North Pole, Alaska, is just 30 minutes outside of Fairbanks and has a population of about 2,000. This is not the true geographic North Pole, which is about 1,700 miles north. Streets here are named Santa Claus Lane, Snowman Lane, Kris Kringle Drive, et cetera, and almost everything in town had a candy cane motif. Located at 2550 Mistletoe Drive, the visitor center was an authentic rustic Alaskan log cabin with very Christmassy “Welcome to North Pole” signs. We also visited The Pole of North Pole, one of two poles created to symbolize it. The other one was pushed out of a plane over the actual North Pole.
We stayed at the Santaland RV Park which, sadly, is permanently closed. Its entrance had life-sized reindeer and a 20-foot Santa. The town’s famous Santa Claus House on the lot beside the park was full of Christmas goodies. From there, you can send Christmas cards to all your loved ones postmarked North Pole, Alaska, like we did. And you can even have your photo taken on Santa’s lap inside the house. Outside you’ll see the world’s largest fiberglass Santa. He’s 42 feet tall and weighs almost a thousand pounds.
Our next post-Alaska destination in the U.S. was Seattle, Washington, so we followed another route going back south. Our first stop was Chicken, Alaska. The road to the town of 32 during summer — and only seven residents in wintertime — was all gravel. There were two campgrounds, one with gold-panning activities and the other with a country store. We stayed at the former, up the hill, where we were rewarded with a spectacular sunset later in the evening.

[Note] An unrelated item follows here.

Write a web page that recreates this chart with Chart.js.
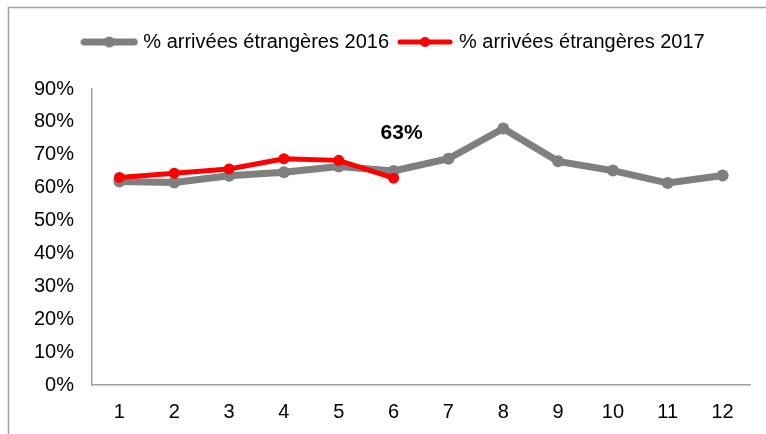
<!DOCTYPE html>
<html>
<head>
<meta charset="utf-8">
<script src="https://cdn.jsdelivr.net/npm/chart.js@4/dist/chart.umd.min.js"></script>
<style>
  html, body { margin: 0; padding: 0; background: #ffffff; }
  #wrap { width: 766px; height: 434px; position: relative; }
</style>
</head>
<body>
<div id="wrap"><canvas id="c" width="766" height="434"></canvas></div>
<script>
const categories = ['1','2','3','4','5','6','7','8','9','10','11','12'];
const series2016 = [61.9, 61.6, 63.6, 64.7, 66.4, 65.1, 68.8, 78.0, 68.0, 65.2, 61.4, 63.7];
const series2017 = [63.1, 64.4, 65.7, 68.8, 68.3, 62.9];
const seriesLabels = ['% arrivées étrangères 2016', '% arrivées étrangères 2017'];
const annotatedIndex = 5;
const annotatedText = '63%';

const GREY = '#7f7f7f';
const RED = '#ff0000';
const FONT = '"Liberation Sans", Arial, sans-serif';

function legendIcon(color, lw, r) {
  const c = document.createElement('canvas');
  c.width = 58; c.height = 14;
  const g = c.getContext('2d');
  g.strokeStyle = color; g.lineWidth = lw; g.lineCap = 'round';
  g.beginPath(); g.moveTo(4, 7); g.lineTo(54, 7); g.stroke();
  g.fillStyle = color;
  g.beginPath(); g.arc(29, 7, r, 0, Math.PI * 2); g.fill();
  return c;
}
const icons = [legendIcon(GREY, 7, 5.5), legendIcon(RED, 5, 5)];

const framePlugin = {
  id: 'frame',
  beforeDraw(chart) {
    const ctx = chart.ctx;
    ctx.save();
    ctx.fillStyle = '#ffffff';
    ctx.fillRect(0, 0, chart.width, chart.height);
    ctx.strokeStyle = '#a0a0a0';
    ctx.lineWidth = 1.5;
    ctx.strokeRect(8.5, 7.5, chart.width + 20, chart.height + 20);
    ctx.restore();
  }
};

// shift the centred legend a little to the right, as in the reference
const legendShiftPlugin = {
  id: 'legendShift',
  afterLayout(chart) {
    if (chart.legend) {
      chart.legend.left += 14;
      chart.legend.right += 14;
    }
  }
};

const labelPlugin = {
  id: 'pointLabel',
  afterDatasetsDraw(chart) {
    const meta = chart.getDatasetMeta(1);
    const pt = meta.data[annotatedIndex];
    if (!pt) return;
    const ctx = chart.ctx;
    ctx.save();
    ctx.font = 'bold 21px ' + FONT;
    ctx.fillStyle = '#000000';
    ctx.textAlign = 'center';
    ctx.textBaseline = 'middle';
    ctx.fillText(annotatedText, pt.x + 8, pt.y - 45);
    ctx.restore();
  }
};

new Chart(document.getElementById('c'), {
  type: 'line',
  data: {
    labels: categories,
    datasets: [
      {
        label: seriesLabels[0],
        data: series2016,
        borderColor: GREY,
        backgroundColor: GREY,
        borderWidth: 7,
        pointRadius: 6,
        pointBorderWidth: 0,
        pointBackgroundColor: GREY,
        tension: 0,
        order: 2
      },
      {
        label: seriesLabels[1],
        data: series2017,
        borderColor: RED,
        backgroundColor: RED,
        borderWidth: 5,
        pointRadius: 5.5,
        pointBorderWidth: 0,
        pointBackgroundColor: RED,
        tension: 0,
        order: 1
      }
    ]
  },
  options: {
    responsive: false,
    animation: false,
    devicePixelRatio: 1,
    layout: { padding: { top: 20, left: 12, right: 16, bottom: 0 } },
    plugins: {
      tooltip: { enabled: false },
      title: {
        display: true,
        text: '',
        weight: 500,
        font: { size: 10 },
        padding: { top: 0, bottom: 15 }
      },
      legend: {
        display: true,
        position: 'top',
        labels: {
          usePointStyle: true,
          pointStyleWidth: 48,
          padding: 12,
          color: '#000000',
          font: { family: FONT, size: 20 },
          generateLabels(chart) {
            return chart.data.datasets.map((ds, i) => ({
              text: ds.label,
              pointStyle: icons[i],
              fillStyle: ds.borderColor,
              strokeStyle: ds.borderColor,
              lineWidth: 0,
              hidden: false,
              datasetIndex: i,
              fontColor: '#000000'
            }));
          }
        }
      }
    },
    scales: {
      x: {
        offset: true,
        grid: { display: false, drawTicks: false },
        border: { display: true, color: '#a0a0a0', width: 1.5 },
        ticks: { color: '#000000', font: { family: FONT, size: 20 }, padding: 15, maxRotation: 0 },
        afterFit(s) { s.height = 49; }
      },
      y: {
        min: 0,
        max: 90,
        grid: { display: false, drawTicks: false },
        border: { display: true, color: '#a0a0a0', width: 1.5 },
        ticks: {
          stepSize: 10,
          color: '#000000',
          font: { family: FONT, size: 20 },
          padding: 18,
          callback: v => v + '%'
        },
        afterFit(s) { s.width = 80; }
      }
    }
  },
  plugins: [framePlugin, legendShiftPlugin, labelPlugin]
});
</script>
</body>
</html>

The following day, we drove the Top of the World Highway that leads to Canada. There were endless mountaintops carpeted by the reddish-gold alpine tundra of early fall. The U.S.-Canada border was unlike any other border town. When we arrived, it was just my husband, me, and the immigration officer. From there, we rode the ferry to Dawson City, the capital of the Yukon during the Gold Rush.
From the Yukon, we dropped down to British Columbia and took a right to the Stewart-Cassiar Highway, also known as Glacier Highway, toward the fishing town of Stewart (still in Canada), which has a population of 400. We missed the season by a day, however, and there were no more fishing boats for hire. But we found out that Hyder, a town of less than 100, was just two miles down the road and might be worth visiting.

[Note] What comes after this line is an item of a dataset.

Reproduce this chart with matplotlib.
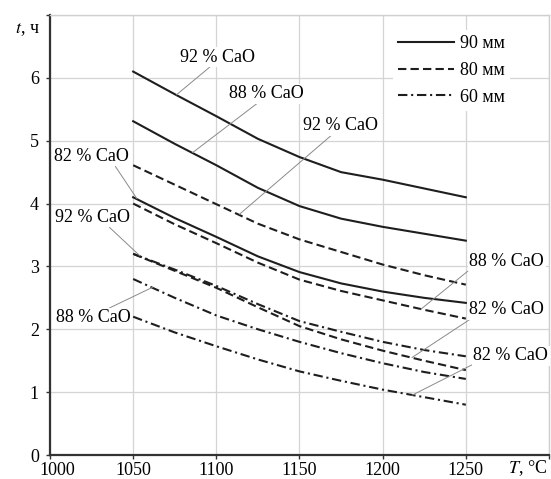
import matplotlib
matplotlib.use("Agg")
import matplotlib.pyplot as plt
from matplotlib.transforms import ScaledTranslation

# temperature, deg C
temps = [1050, 1075, 1100, 1125, 1150, 1175, 1200, 1225, 1250]

# 90 mm (solid)
t90_92 = [6.1, 5.74, 5.39, 5.03, 4.74, 4.5, 4.38, 4.24, 4.1]
t90_88 = [5.31, 4.95, 4.61, 4.25, 3.96, 3.76, 3.63, 3.52, 3.41]
t90_82 = [4.1, 3.77, 3.47, 3.16, 2.91, 2.73, 2.6, 2.5, 2.42]
# 80 mm (dashed)
t80_92 = [4.61, 4.3, 3.99, 3.68, 3.43, 3.23, 3.03, 2.86, 2.71]
t80_88 = [4.0, 3.67, 3.37, 3.06, 2.79, 2.61, 2.46, 2.31, 2.17]
t80_82 = [3.2, 2.93, 2.66, 2.35, 2.05, 1.84, 1.66, 1.5, 1.35]
# 60 mm (dash-dot)
t60_92 = [3.2, 2.95, 2.69, 2.4, 2.13, 1.96, 1.8, 1.67, 1.57]
t60_88 = [2.8, 2.5, 2.22, 2.0, 1.8, 1.62, 1.46, 1.32, 1.21]
t60_82 = [2.2, 1.95, 1.73, 1.52, 1.33, 1.18, 1.04, 0.92, 0.8]

x_ticks = [1000, 1050, 1100, 1150, 1200, 1250, 1300]
x_labels = ['1000', '1050', '1100', '1150', '1200', '1250', '']
y_ticks = [0, 1, 2, 3, 4, 5, 6, 7]
y_labels = ['0', '1', '2', '3', '4', '5', '6', '']

legend_names = ['90 мм', '80 мм', '60 мм']

plt.rcParams['font.family'] = ['Liberation Serif', 'DejaVu Serif']
plt.rcParams['mathtext.fontset'] = 'stix'
plt.rcParams['font.size'] = 13

fig = plt.figure(figsize=(5.51, 4.79), dpi=100)
ax = fig.add_axes([50/551, 24/479, 499/551, 440/479])

line_col = '#1e1e1e'
solid = '-'
dashed = (0, (4, 2))
dashdot = (0, (4.5, 1.8, 1, 1.8))

l1, = ax.plot(temps, t90_92, color=line_col, lw=1.5, ls=solid, zorder=3)
ax.plot(temps, t90_88, color=line_col, lw=1.5, ls=solid, zorder=3)
ax.plot(temps, t90_82, color=line_col, lw=1.5, ls=solid, zorder=3)
l2, = ax.plot(temps, t80_92, color=line_col, lw=1.5, ls=dashed, zorder=3)
ax.plot(temps, t80_88, color=line_col, lw=1.5, ls=dashed, zorder=3)
ax.plot(temps, t80_82, color=line_col, lw=1.5, ls=dashed, zorder=3)
l3, = ax.plot(temps, t60_92, color=line_col, lw=1.5, ls=dashdot, zorder=3)
ax.plot(temps, t60_88, color=line_col, lw=1.5, ls=dashdot, zorder=3)
ax.plot(temps, t60_82, color=line_col, lw=1.5, ls=dashdot, zorder=3)

ax.set_xlim(1000, 1300)
ax.set_ylim(0, 7)
ax.set_xticks(x_ticks)
ax.set_xticklabels(x_labels)
ax.set_yticks(y_ticks)
ax.set_yticklabels(y_labels)
ax.tick_params(axis='both', direction='out', length=3, width=1, colors='#333333', labelcolor='black')
ax.tick_params(axis='y', pad=5)
ax.tick_params(axis='x', pad=2)

# first x label sits a bit to the right, clear of the "0"
lab0 = ax.xaxis.get_major_ticks()[0].label1
lab0.set_transform(lab0.get_transform() + ScaledTranslation(0.07, 0, fig.dpi_scale_trans))

ax.grid(True, color='#d4d4d4', lw=0.9, zorder=0)
ax.set_axisbelow(True)
for s in ['left', 'bottom']:
    ax.spines[s].set_color('#333333')
    ax.spines[s].set_linewidth(1.6)
for s in ['top', 'right']:
    ax.spines[s].set_color('#cfcfcf')
    ax.spines[s].set_linewidth(1.0)

ax.text(-0.07, 0.966, '$t$, ч', transform=ax.transAxes, ha='left', va='center')
ax.text(0.997, -0.03, '$T$, °C', transform=ax.transAxes, ha='right', va='center')

leg = ax.legend([l1, l2, l3], legend_names, loc='upper left',
                bbox_to_anchor=(0.687, 0.966), frameon=True, fancybox=False,
                handlelength=3.1, handletextpad=0.3, labelspacing=0.53,
                borderpad=0.3, borderaxespad=0)
leg.get_frame().set_facecolor('white')
leg.get_frame().set_edgecolor('none')
leg.get_frame().set_alpha(1)

# labels: text, text position, point on curve, leader start on label box
labels = [
    ('92 % CaO', (1100.7, 6.33), (1076, 5.73), (0.42, 0)),
    ('88 % CaO', (1130.1, 5.75), (1085.7, 4.81), (0.4, 0)),
    ('92 % CaO', (1174.5, 5.24), (1113.9, 3.83), (0.4, 0)),
    ('82 % CaO', (1025.2, 4.75), (1052.2, 4.08), (0.8, 0)),
    ('92 % CaO', (1025.8, 3.78), (1054, 3.17), (0.7, 0)),
    ('88 % CaO', (1025.8, 2.18), (1061.8, 2.67), (0.68, 1)),
    ('88 % CaO', (1274.6, 3.08), (1223, 2.32), (0.0, 0)),
    ('82 % CaO', (1274.6, 2.31), (1217.6, 1.55), (0.03, 0)),
    ('82 % CaO', (1277, 1.58), (1217.6, 0.95), (0.0, 0)),
]
for txt, pos, pt, rp in labels:
    ax.annotate(txt, xy=pt, xytext=pos, ha='center', va='center', zorder=5,
                bbox=dict(boxstyle='square,pad=0.08', fc='white', ec='none'),
                arrowprops=dict(arrowstyle='-', color='#8a8a8a', lw=0.7,
                                relpos=rp, shrinkA=0, shrinkB=0))

fig.savefig('out.png', dpi=100)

Hyder is on the southernmost point of Alaska, which is home to Salmon Glacier, one of the largest glaciers in North America. As we went 15 miles of muddy dirt and gravel road up the hill, it slowly made its appearance. The pictures we took at the summit did not give it justice. And we paid a high price to see the spectacle. I can only imagine the brutal punishment we gave Star.
Back at the foot of the hill, we found a good-sized black bear hunting for all the salmon he could find in Fish Creek. At times, he was a mere 20 feet from us, but we were incognito to him. When his show was over, it was already getting dark, so we decided to boondock, parking our RV by the roadside for the night. It was a fitting finale for a perfect summer month in Alaska. It was an epic RV trip to the Last Frontier.